Some lines from “Dishwasher’s Blues” that stand out for me are these: “Just because you quote Jesus/And a line or two from Five Easy Pieces/Doesn’t mean you have the right/To tell me how to live my life.” Those lines had me laughing out loud the first time I heard them and thinking of that one scene we can all quote from that movie. But they are also quite meaningful lines, for there are those who feel they can tell others how to live just because they found some answers for themselves in a particular book. And for that reason, I love how Tim Easton equates that with quoting a movie. I’ve always thought that quoting The Bible is comparable with quoting passages from any other book, or movie or song for that matter. Anyway, this is a fun track, and it features some good stuff on guitar and fiddle. Jeannie Tolmie and Leeroy Stagger provide backing vocals on this one.

“What Will It Take?” is beautiful, and beautifully sad, song. “What will it take, what will it take/What will it take for you to love me again?” The question is asked earnestly, making it all the more heartrending. This song also features moving work on pedal steel and violin. The album then concludes with “By The End Of The Night,” which has a gentle vibe, like a summer breeze, with a vocal quality that might remind you of some classic vocal numbers from the 1950s and early 1960s.

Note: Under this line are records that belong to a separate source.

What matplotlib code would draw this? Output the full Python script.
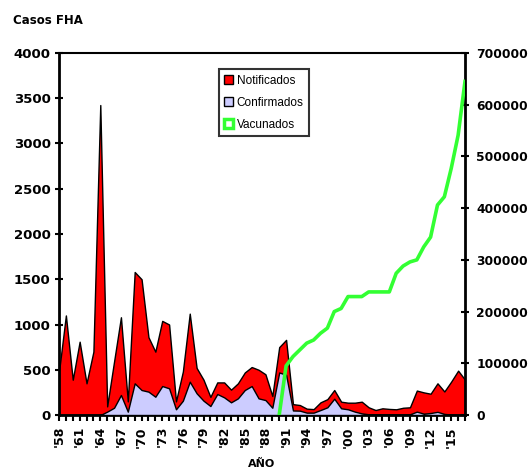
import matplotlib
matplotlib.use("Agg")
import matplotlib.pyplot as plt
from matplotlib.patches import Patch
import numpy as np

# Year-by-year values
years = list(range(1958, 2018))

notificados = [480, 1100, 390, 810, 350, 700, 3425, 95, 590, 1080,
               150, 1580, 1500, 860, 700, 1040, 1000, 150, 480, 1120,
               520, 390, 200, 360, 360, 280, 350, 470, 530, 500,
               450, 210, 750, 830, 120, 110, 70, 65, 140, 175,
               276, 147, 136, 136, 147, 85, 55, 74, 67, 63,
               80, 85, 270, 250, 235, 350, 260, 370, 490, 390]

confirmados = [0, 0, 0, 0, 0, 0, 0, 37, 80, 221,
               37, 350, 276, 258, 202, 320, 295, 63, 158, 368,
               240, 158, 99, 232, 195, 140, 184, 276, 320, 184,
               165, 80, 470, 445, 50, 48, 26, 26, 55, 85,
               180, 74, 63, 37, 18, 8, 5, 8, 8, 5,
               5, 8, 37, 15, 22, 35, 12, 5, 0, 0]

vac_years = list(range(1990, 2018))
vacunados = [0, 95000, 113000, 126000, 139000, 145000, 158000, 168000,
             200000, 206000, 229000, 229000, 229000, 238000, 238000,
             238000, 238000, 274000, 288000, 296000, 300000, 325000,
             344000, 406000, 422000, 477000, 541000, 645000]

left_ticks = [0, 500, 1000, 1500, 2000, 2500, 3000, 3500, 4000]
right_ticks = [0, 100000, 200000, 300000, 400000, 500000, 600000, 700000]

RED = "#ff0000"
LAVENDER = "#ccccff"
GREEN = "#33ff33"

fig = plt.figure(figsize=(5.31, 4.68), dpi=100)
ax = fig.add_axes([59 / 531, 1 - 415 / 468, (465 - 59) / 531, (415 - 53) / 468])

ax.fill_between(years, notificados, 0, facecolor=RED, edgecolor="black", linewidth=1, zorder=2)
ax.fill_between(years, confirmados, 0, facecolor=LAVENDER, edgecolor="black", linewidth=1, zorder=3)

ax.set_xlim(years[0], years[-1])
ax.set_ylim(0, 4000)
ax.set_yticks(left_ticks)
ax.set_yticklabels([str(v) for v in left_ticks], fontsize=9.5, fontweight="bold")

xlabels = ["'%02d" % (y % 100) if (y - 1958) % 3 == 0 else "" for y in years]
ax.set_xticks(years)
ax.set_xticklabels(xlabels, rotation=90, fontsize=9, fontweight="bold")
ax.tick_params(axis="x", direction="out", length=4, width=1.5, pad=4)
ax.tick_params(axis="y", direction="inout", length=6, width=1.5, pad=3)
ax.set_xlabel("AÑO", fontsize=8, fontweight="bold", labelpad=8)

for side in ["left", "bottom"]:
    ax.spines[side].set_linewidth(2)
ax.spines["top"].set_linewidth(1.5)
ax.spines["right"].set_visible(False)

ax2 = ax.twinx()
ax2.plot(vac_years, vacunados, color=GREEN, linewidth=2.6, zorder=4)
ax2.set_ylim(0, 700000)
ax2.set_yticks(right_ticks)
ax2.set_yticklabels([str(v) for v in right_ticks], fontsize=8.8, fontweight="bold")
ax2.tick_params(axis="y", direction="inout", length=6, width=1.5, pad=5)
ax2.spines["right"].set_linewidth(2)
for side in ["left", "bottom", "top"]:
    ax2.spines[side].set_visible(False)

handles = [Patch(facecolor=RED, edgecolor="black", linewidth=1),
           Patch(facecolor=LAVENDER, edgecolor="black", linewidth=1),
           Patch(facecolor="white", edgecolor=GREEN, linewidth=2.5)]
leg = ax2.legend(handles, ["Notificados", "Confirmados", "Vacunados"],
                 loc="upper left", bbox_to_anchor=(0.394, 0.955),
                 prop={"family": "Liberation Sans", "size": 8.5},
                 frameon=True, fancybox=False, handlelength=0.75, handleheight=0.75,
                 handletextpad=0.3, labelspacing=0.85, borderpad=0.45, borderaxespad=0)
leg.get_frame().set_edgecolor("black")
leg.get_frame().set_linewidth(1.5)

fig.text(13 / 531, 1 - 21 / 468, "Casos FHA", fontsize=8.5, fontweight="bold", va="center", ha="left")

fig.savefig("out.png", dpi=100)
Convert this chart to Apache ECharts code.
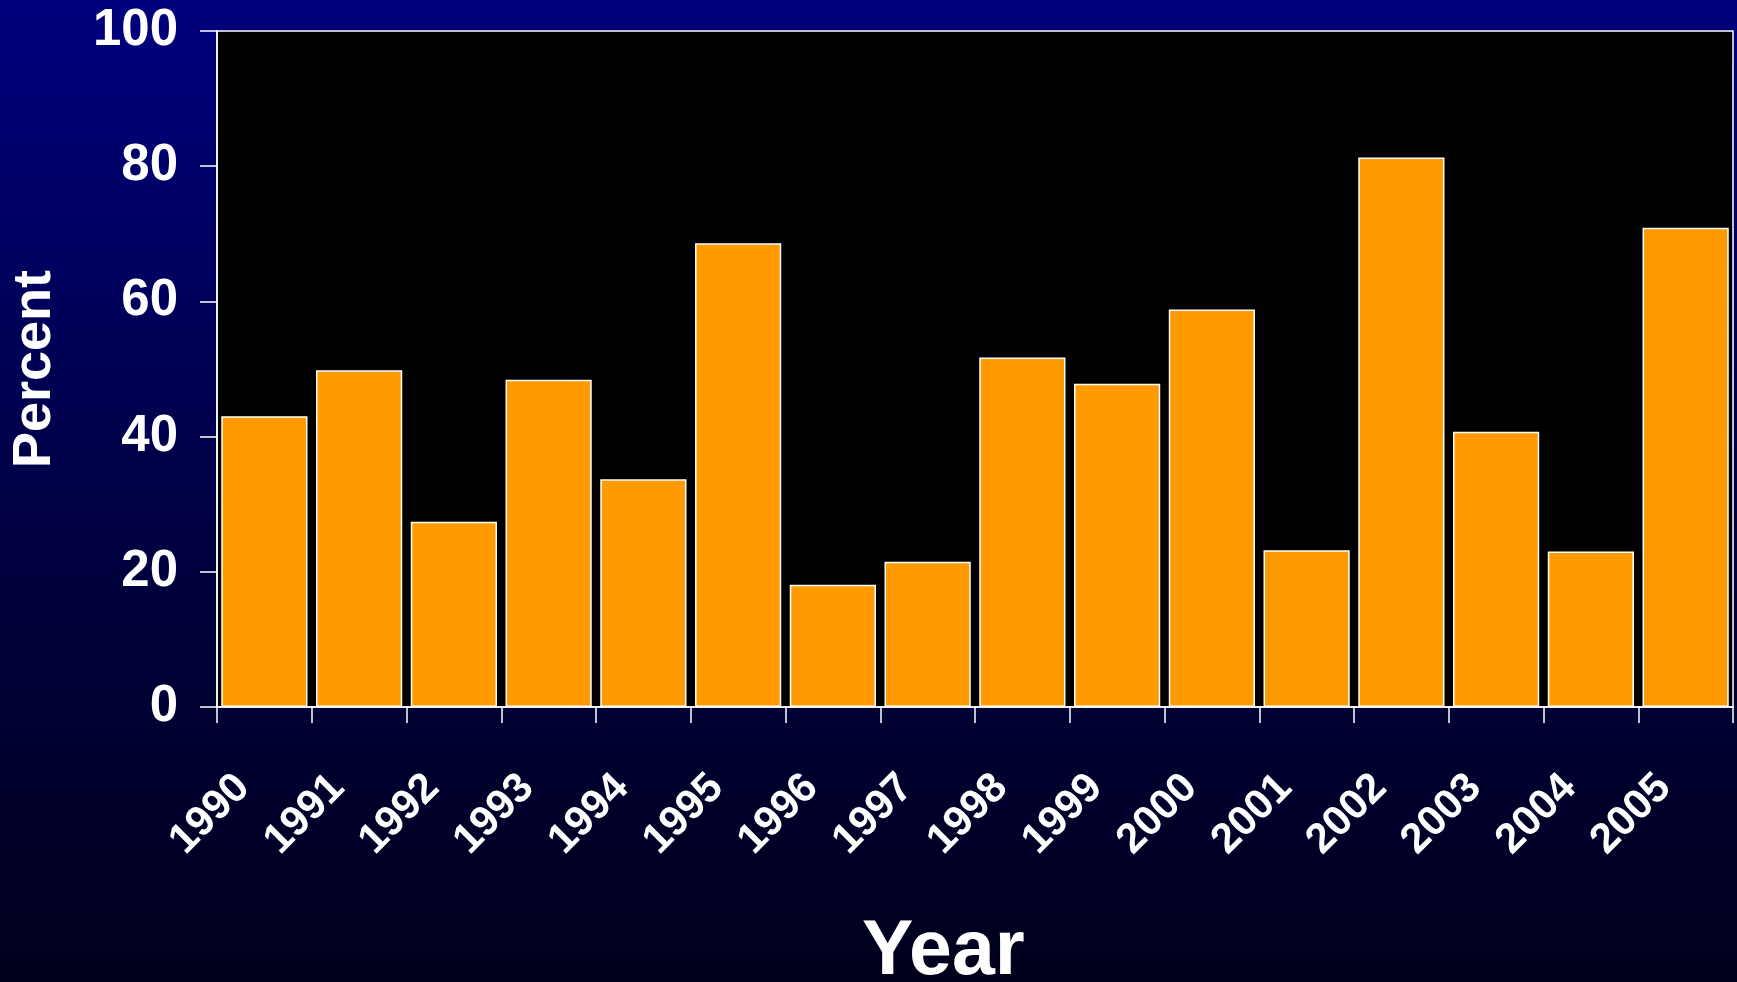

And it’s a sweet, romantic song, featuring some wonderful stuff on guitar. “It’s just something that happens/To those who don’t want to be alone/By the end of the night/By the end of the night/There’s nothing more to do/But fall in love with you.”

CD Track List

  1. Find Your Way
  2. Everything You’re Afraid Of
  3. Here For You
  4. Jacqueline
  5. Little Brother
  6. Bangin’ Drum (Inside My Mind)
  7. Arkansas Twisted Heart
  8. Dishwasher’s Blues
  9. What Will It Take?
  10. By The End Of The Night

Find Your Way was released on May 17, 2024 on Black Mesa Records.